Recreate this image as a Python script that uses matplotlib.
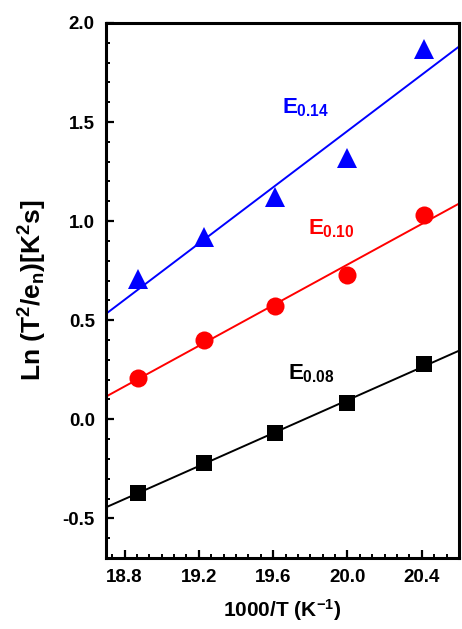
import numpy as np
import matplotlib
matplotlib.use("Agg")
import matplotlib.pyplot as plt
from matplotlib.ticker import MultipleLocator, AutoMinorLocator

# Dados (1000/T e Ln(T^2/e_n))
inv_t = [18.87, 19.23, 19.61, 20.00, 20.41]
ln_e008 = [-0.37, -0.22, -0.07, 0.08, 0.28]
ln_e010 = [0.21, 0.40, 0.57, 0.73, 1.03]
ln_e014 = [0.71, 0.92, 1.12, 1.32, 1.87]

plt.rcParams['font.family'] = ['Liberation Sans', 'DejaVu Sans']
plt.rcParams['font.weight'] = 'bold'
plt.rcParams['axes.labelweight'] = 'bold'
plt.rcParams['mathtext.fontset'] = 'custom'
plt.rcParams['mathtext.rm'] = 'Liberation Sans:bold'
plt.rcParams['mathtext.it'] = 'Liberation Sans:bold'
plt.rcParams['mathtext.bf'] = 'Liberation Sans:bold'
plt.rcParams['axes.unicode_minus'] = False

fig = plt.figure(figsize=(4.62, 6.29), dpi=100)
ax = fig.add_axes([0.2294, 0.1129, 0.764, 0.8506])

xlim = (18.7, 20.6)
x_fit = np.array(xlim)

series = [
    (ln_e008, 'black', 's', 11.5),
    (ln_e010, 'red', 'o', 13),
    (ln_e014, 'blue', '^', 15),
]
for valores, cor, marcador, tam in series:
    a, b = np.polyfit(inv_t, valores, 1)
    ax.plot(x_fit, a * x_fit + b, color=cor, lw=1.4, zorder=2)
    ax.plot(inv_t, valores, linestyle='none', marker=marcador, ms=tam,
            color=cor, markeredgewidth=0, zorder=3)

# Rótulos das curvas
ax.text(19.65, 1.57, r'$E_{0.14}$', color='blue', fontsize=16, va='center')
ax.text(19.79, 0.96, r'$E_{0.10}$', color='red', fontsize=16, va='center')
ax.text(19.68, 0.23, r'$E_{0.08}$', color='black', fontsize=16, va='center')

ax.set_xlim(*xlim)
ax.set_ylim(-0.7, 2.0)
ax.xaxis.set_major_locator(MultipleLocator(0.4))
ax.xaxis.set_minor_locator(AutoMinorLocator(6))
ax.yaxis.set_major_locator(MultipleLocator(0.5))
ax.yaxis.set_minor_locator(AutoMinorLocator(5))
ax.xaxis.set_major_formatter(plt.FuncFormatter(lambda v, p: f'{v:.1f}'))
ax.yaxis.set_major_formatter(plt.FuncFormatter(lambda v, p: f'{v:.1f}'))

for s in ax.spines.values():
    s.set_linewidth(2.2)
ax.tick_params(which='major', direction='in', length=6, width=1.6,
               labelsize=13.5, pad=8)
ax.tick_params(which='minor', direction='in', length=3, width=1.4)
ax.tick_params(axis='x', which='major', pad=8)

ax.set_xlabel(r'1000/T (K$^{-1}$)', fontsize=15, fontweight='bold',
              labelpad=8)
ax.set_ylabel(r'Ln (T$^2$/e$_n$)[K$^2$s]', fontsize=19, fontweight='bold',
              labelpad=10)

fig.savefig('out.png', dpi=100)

▶ **THE EXERCISE**
Say how many lines of the data hold the string "matplotlib". Reply with the number alone.

▶ **RIGHT ANSWER**
5